Juniors grappling at a grading

 

 

Juniors

 

 

 

Last weekend I trained at another one of Mo Teague’s insightful and gruelling Red Flag Days. The all day seminars mainly contain several circuits of functional fitness exercises designed to take everyone to their physical and limits in order to re-set their perceptions of fitness and personal achievement. The seminars also include cutting (and I would say “bleeding”) edge training methods and concepts that Mo has been using to train fighters, law enforcement officers, security personnel, special operations servicemen and civilians at his full time marital arts gym in Weymouth.  

 

 

Whenever I train away, especially at other people’s seminars, courses, and workshops, I like to bring the best knowledge back to the class. The purpose of this is twofold. For a start I am practicing what I preach, teach to learn. The best way to retain information is to teach it as quickly as possible. So whenever I train away with a great coach, as I have done recently with Mo Teague, I bring the best drills and ideas back to our classes so I can go over them myself. Secondly my students get the benefit of learning what I have learnt and testing the said information.

 

At present the juniors are focusing quite a lot on their MMA attribute training. It is not that we don’t cover realistic self defence. As my previous journal entries will testify we go back to our roots on a regular basis and go through it thoroughly. It is more a case that they need to develop their functional fitness and increase their cross training sphere. So today we began with some grappling exercises such as mirroring and sprawling, which is a great isolation exercise and part of our normal proactive pad drills. Then I had the juniors grapple each other for the back position. This is a tactic Mo puts at the top of grappling positional hierarchy and I would agree.  

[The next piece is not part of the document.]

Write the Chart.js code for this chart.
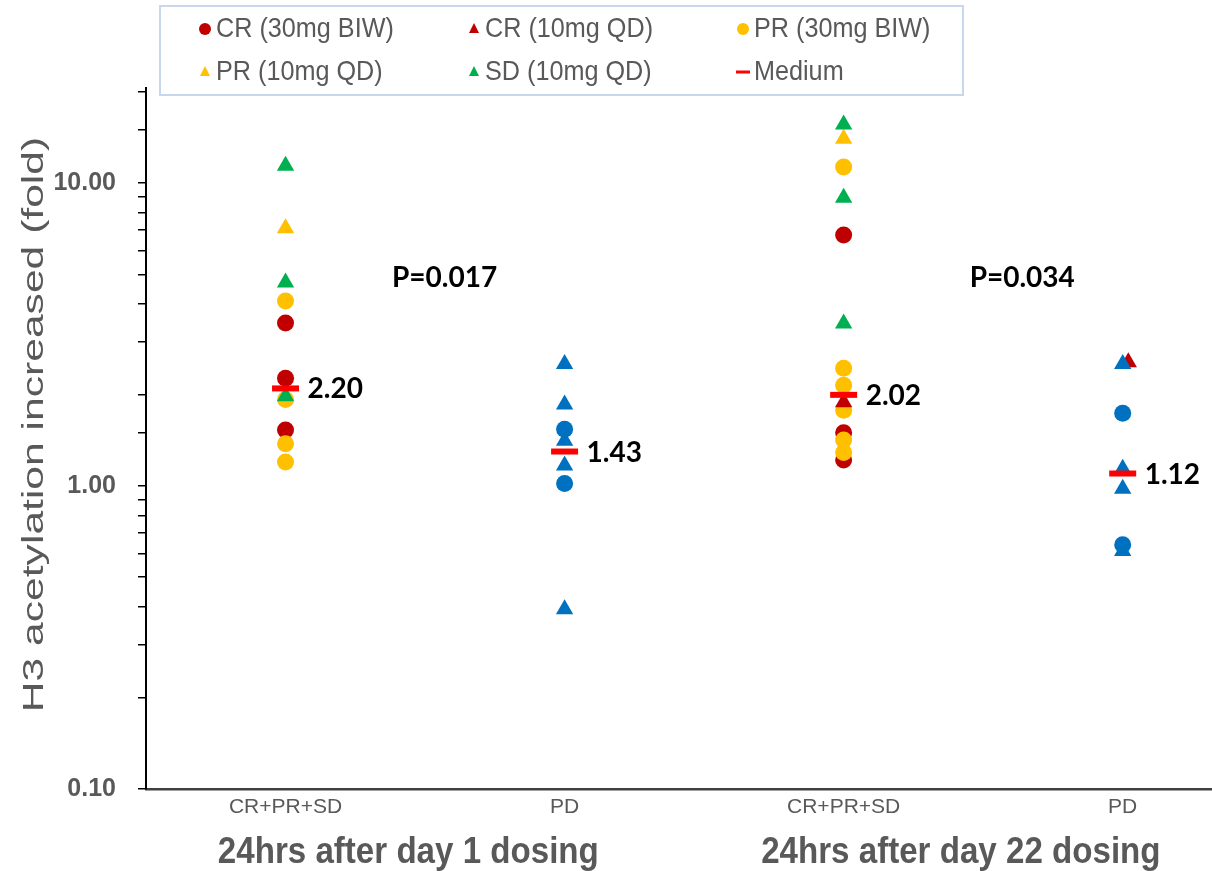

Then I moved them all back into stand-up training, focusing mainly on boxing techniques. Mo taught us a new method for improving speed and reactions on the focus mitts that makes the pad-holder even more proactive. As well as testing your partner’s guard, flashing them targets, giving them footwork and postures to mirror, and feeding them physical prompts, you can now parry any strike you feel was telegraphed. I love anything that makes training more “live” and prompts self-coaching, so this new method is here to stay for a long time yet! We also introduced the first eight punches from Mo’s eleven punch combination. Our core training does not hinge on combinations and has a bare minimum of prearranged work in favour of instinctive training methods. Nevertheless, combinations and prearranged drills should not be overlooked and serve a definite training purpose so long as you don’t fixate on them or allow them to become an end unto themselves. This combination was great for improving speed and dexterity. After the combination work the whole class brought the free pad-work training together and included the kicks, sprawls and footwork.  

The physical side of the lesson was finished with Mo’s bodyguard game, a method used for improving angles of attack. It is a three partner game where one person tries to fight passed another in order to reach a third person. It can be done as a grappling or a striking exercise.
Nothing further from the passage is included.